*MATERIAL PROVIDED*:
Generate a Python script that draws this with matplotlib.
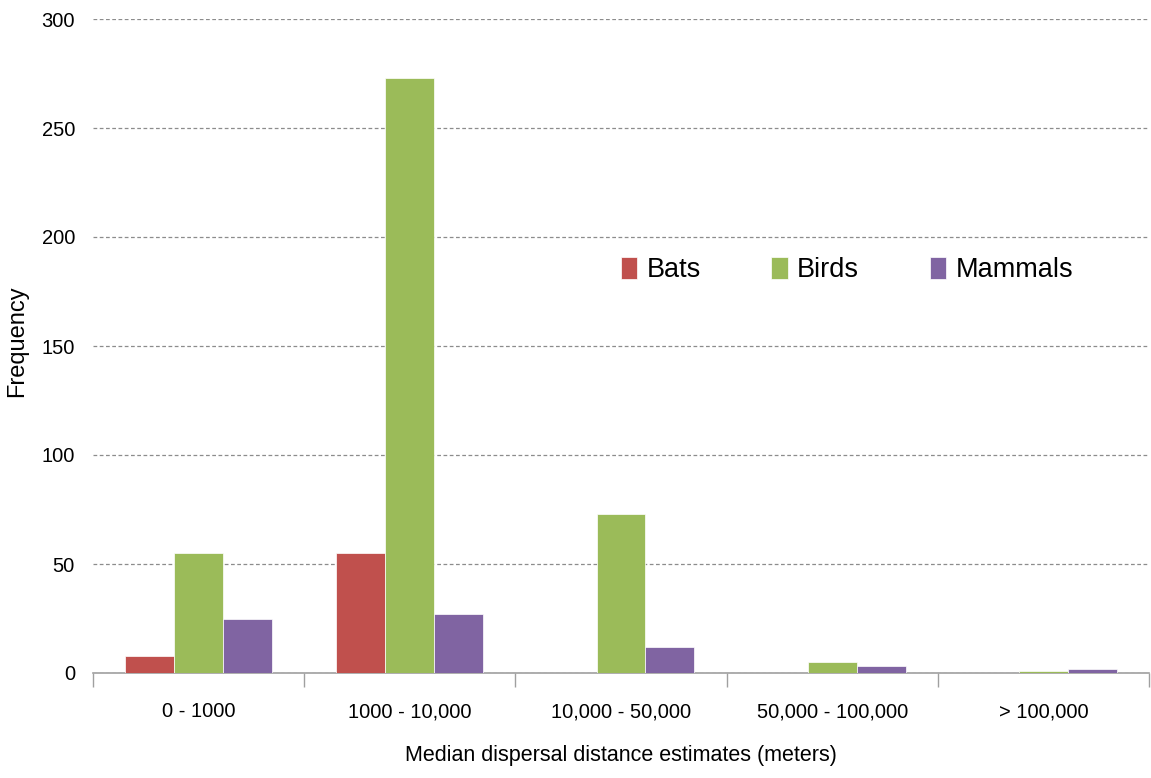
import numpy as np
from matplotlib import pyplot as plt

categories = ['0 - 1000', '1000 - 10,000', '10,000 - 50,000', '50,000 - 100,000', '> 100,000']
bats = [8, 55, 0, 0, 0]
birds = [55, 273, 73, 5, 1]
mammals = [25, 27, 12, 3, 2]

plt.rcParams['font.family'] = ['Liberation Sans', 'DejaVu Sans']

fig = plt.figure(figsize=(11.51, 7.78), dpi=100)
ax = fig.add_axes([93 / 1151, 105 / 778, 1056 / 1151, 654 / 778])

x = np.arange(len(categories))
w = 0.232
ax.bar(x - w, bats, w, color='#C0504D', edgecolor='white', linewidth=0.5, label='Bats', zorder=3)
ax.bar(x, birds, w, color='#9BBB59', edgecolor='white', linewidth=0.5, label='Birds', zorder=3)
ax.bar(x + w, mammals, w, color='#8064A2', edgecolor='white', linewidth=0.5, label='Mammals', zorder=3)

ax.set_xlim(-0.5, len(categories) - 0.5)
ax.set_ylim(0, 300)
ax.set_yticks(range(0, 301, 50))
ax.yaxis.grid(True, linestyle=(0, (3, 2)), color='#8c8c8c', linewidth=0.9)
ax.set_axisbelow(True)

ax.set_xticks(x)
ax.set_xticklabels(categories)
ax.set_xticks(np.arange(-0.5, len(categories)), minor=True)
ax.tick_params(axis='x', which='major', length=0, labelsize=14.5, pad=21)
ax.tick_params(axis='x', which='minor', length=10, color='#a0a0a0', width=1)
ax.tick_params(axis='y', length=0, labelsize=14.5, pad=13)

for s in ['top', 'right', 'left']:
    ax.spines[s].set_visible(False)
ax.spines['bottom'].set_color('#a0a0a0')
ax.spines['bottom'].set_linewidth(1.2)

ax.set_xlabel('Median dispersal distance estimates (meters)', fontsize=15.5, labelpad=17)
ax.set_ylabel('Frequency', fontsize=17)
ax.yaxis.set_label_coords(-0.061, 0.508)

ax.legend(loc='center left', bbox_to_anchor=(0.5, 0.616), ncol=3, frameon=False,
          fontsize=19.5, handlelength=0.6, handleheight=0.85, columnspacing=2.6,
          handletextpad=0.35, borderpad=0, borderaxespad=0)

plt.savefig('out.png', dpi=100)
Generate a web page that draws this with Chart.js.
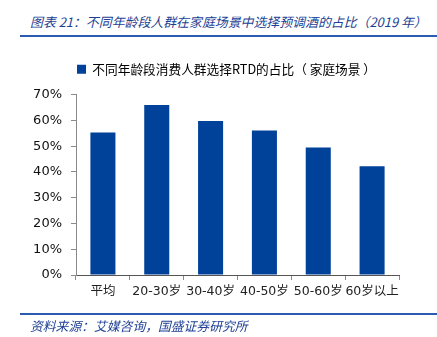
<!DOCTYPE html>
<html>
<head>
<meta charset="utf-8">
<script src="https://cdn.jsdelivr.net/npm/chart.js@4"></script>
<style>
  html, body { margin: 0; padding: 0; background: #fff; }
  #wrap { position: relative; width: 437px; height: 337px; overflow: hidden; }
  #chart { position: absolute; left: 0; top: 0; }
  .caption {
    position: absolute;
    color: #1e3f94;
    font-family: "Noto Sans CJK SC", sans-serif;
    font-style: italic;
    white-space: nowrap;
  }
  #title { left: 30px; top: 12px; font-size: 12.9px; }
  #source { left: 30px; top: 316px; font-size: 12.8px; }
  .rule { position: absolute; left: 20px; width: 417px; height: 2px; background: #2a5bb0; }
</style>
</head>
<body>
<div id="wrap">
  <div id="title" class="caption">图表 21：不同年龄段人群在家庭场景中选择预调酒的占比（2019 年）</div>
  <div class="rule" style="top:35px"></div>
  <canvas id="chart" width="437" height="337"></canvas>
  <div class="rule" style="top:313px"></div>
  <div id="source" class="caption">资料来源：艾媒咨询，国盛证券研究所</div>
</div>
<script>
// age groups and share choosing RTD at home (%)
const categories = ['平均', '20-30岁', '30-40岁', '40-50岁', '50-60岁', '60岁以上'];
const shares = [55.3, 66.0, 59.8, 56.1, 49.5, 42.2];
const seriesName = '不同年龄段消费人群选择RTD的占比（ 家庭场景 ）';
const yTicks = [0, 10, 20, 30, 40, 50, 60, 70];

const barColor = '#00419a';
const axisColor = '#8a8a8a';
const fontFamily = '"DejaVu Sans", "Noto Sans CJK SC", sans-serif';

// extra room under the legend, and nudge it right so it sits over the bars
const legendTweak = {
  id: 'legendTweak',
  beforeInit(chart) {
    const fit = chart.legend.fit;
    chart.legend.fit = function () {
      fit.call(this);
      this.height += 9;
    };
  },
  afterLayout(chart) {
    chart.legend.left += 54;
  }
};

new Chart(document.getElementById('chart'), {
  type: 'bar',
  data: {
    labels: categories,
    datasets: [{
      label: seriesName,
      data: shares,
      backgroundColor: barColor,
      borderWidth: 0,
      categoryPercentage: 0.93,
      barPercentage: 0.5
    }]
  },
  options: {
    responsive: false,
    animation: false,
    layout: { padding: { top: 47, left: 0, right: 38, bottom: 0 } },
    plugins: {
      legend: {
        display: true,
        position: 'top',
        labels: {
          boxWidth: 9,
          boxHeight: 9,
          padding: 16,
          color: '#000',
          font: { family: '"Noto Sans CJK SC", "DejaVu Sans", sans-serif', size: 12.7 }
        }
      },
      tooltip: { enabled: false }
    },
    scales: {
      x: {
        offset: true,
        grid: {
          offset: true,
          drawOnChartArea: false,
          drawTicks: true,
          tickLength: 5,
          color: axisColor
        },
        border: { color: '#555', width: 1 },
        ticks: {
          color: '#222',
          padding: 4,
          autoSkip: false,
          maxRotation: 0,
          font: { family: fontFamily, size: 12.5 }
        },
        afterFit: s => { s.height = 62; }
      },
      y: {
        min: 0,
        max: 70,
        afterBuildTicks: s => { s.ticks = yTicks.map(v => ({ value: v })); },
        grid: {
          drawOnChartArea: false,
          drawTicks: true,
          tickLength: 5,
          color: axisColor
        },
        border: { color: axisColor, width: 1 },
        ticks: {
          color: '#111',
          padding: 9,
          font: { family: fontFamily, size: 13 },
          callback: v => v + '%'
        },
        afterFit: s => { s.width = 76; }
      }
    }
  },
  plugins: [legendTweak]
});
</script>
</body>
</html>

*GIVEN TASK*:
Without the pictures, print the whole listing exactly as given.

*FINISHED ANSWER*:
Generate a Python script that draws this with matplotlib.
import numpy as np
from matplotlib import pyplot as plt

categories = ['0 - 1000', '1000 - 10,000', '10,000 - 50,000', '50,000 - 100,000', '> 100,000']
bats = [8, 55, 0, 0, 0]
birds = [55, 273, 73, 5, 1]
mammals = [25, 27, 12, 3, 2]

plt.rcParams['font.family'] = ['Liberation Sans', 'DejaVu Sans']

fig = plt.figure(figsize=(11.51, 7.78), dpi=100)
ax = fig.add_axes([93 / 1151, 105 / 778, 1056 / 1151, 654 / 778])

x = np.arange(len(categories))
w = 0.232
ax.bar(x - w, bats, w, color='#C0504D', edgecolor='white', linewidth=0.5, label='Bats', zorder=3)
ax.bar(x, birds, w, color='#9BBB59', edgecolor='white', linewidth=0.5, label='Birds', zorder=3)
ax.bar(x + w, mammals, w, color='#8064A2', edgecolor='white', linewidth=0.5, label='Mammals', zorder=3)

ax.set_xlim(-0.5, len(categories) - 0.5)
ax.set_ylim(0, 300)
ax.set_yticks(range(0, 301, 50))
ax.yaxis.grid(True, linestyle=(0, (3, 2)), color='#8c8c8c', linewidth=0.9)
ax.set_axisbelow(True)

ax.set_xticks(x)
ax.set_xticklabels(categories)
ax.set_xticks(np.arange(-0.5, len(categories)), minor=True)
ax.tick_params(axis='x', which='major', length=0, labelsize=14.5, pad=21)
ax.tick_params(axis='x', which='minor', length=10, color='#a0a0a0', width=1)
ax.tick_params(axis='y', length=0, labelsize=14.5, pad=13)

for s in ['top', 'right', 'left']:
    ax.spines[s].set_visible(False)
ax.spines['bottom'].set_color('#a0a0a0')
ax.spines['bottom'].set_linewidth(1.2)

ax.set_xlabel('Median dispersal distance estimates (meters)', fontsize=15.5, labelpad=17)
ax.set_ylabel('Frequency', fontsize=17)
ax.yaxis.set_label_coords(-0.061, 0.508)

ax.legend(loc='center left', bbox_to_anchor=(0.5, 0.616), ncol=3, frameon=False,
          fontsize=19.5, handlelength=0.6, handleheight=0.85, columnspacing=2.6,
          handletextpad=0.35, borderpad=0, borderaxespad=0)

plt.savefig('out.png', dpi=100)
Generate a web page that draws this with Chart.js.
<!DOCTYPE html>
<html>
<head>
<meta charset="utf-8">
<script src="https://cdn.jsdelivr.net/npm/chart.js@4"></script>
<style>
  html, body { margin: 0; padding: 0; background: #fff; }
  #wrap { position: relative; width: 437px; height: 337px; overflow: hidden; }
  #chart { position: absolute; left: 0; top: 0; }
  .caption {
    position: absolute;
    color: #1e3f94;
    font-family: "Noto Sans CJK SC", sans-serif;
    font-style: italic;
    white-space: nowrap;
  }
  #title { left: 30px; top: 12px; font-size: 12.9px; }
  #source { left: 30px; top: 316px; font-size: 12.8px; }
  .rule { position: absolute; left: 20px; width: 417px; height: 2px; background: #2a5bb0; }
</style>
</head>
<body>
<div id="wrap">
  <div id="title" class="caption">图表 21：不同年龄段人群在家庭场景中选择预调酒的占比（2019 年）</div>
  <div class="rule" style="top:35px"></div>
  <canvas id="chart" width="437" height="337"></canvas>
  <div class="rule" style="top:313px"></div>
  <div id="source" class="caption">资料来源：艾媒咨询，国盛证券研究所</div>
</div>
<script>
// age groups and share choosing RTD at home (%)
const categories = ['平均', '20-30岁', '30-40岁', '40-50岁', '50-60岁', '60岁以上'];
const shares = [55.3, 66.0, 59.8, 56.1, 49.5, 42.2];
const seriesName = '不同年龄段消费人群选择RTD的占比（ 家庭场景 ）';
const yTicks = [0, 10, 20, 30, 40, 50, 60, 70];

const barColor = '#00419a';
const axisColor = '#8a8a8a';
const fontFamily = '"DejaVu Sans", "Noto Sans CJK SC", sans-serif';

// extra room under the legend, and nudge it right so it sits over the bars
const legendTweak = {
  id: 'legendTweak',
  beforeInit(chart) {
    const fit = chart.legend.fit;
    chart.legend.fit = function () {
      fit.call(this);
      this.height += 9;
    };
  },
  afterLayout(chart) {
    chart.legend.left += 54;
  }
};

new Chart(document.getElementById('chart'), {
  type: 'bar',
  data: {
    labels: categories,
    datasets: [{
      label: seriesName,
      data: shares,
      backgroundColor: barColor,
      borderWidth: 0,
      categoryPercentage: 0.93,
      barPercentage: 0.5
    }]
  },
  options: {
    responsive: false,
    animation: false,
    layout: { padding: { top: 47, left: 0, right: 38, bottom: 0 } },
    plugins: {
      legend: {
        display: true,
        position: 'top',
        labels: {
          boxWidth: 9,
          boxHeight: 9,
          padding: 16,
          color: '#000',
          font: { family: '"Noto Sans CJK SC", "DejaVu Sans", sans-serif', size: 12.7 }
        }
      },
      tooltip: { enabled: false }
    },
    scales: {
      x: {
        offset: true,
        grid: {
          offset: true,
          drawOnChartArea: false,
          drawTicks: true,
          tickLength: 5,
          color: axisColor
        },
        border: { color: '#555', width: 1 },
        ticks: {
          color: '#222',
          padding: 4,
          autoSkip: false,
          maxRotation: 0,
          font: { family: fontFamily, size: 12.5 }
        },
        afterFit: s => { s.height = 62; }
      },
      y: {
        min: 0,
        max: 70,
        afterBuildTicks: s => { s.ticks = yTicks.map(v => ({ value: v })); },
        grid: {
          drawOnChartArea: false,
          drawTicks: true,
          tickLength: 5,
          color: axisColor
        },
        border: { color: axisColor, width: 1 },
        ticks: {
          color: '#111',
          padding: 9,
          font: { family: fontFamily, size: 13 },
          callback: v => v + '%'
        },
        afterFit: s => { s.width = 76; }
      }
    }
  },
  plugins: [legendTweak]
});
</script>
</body>
</html>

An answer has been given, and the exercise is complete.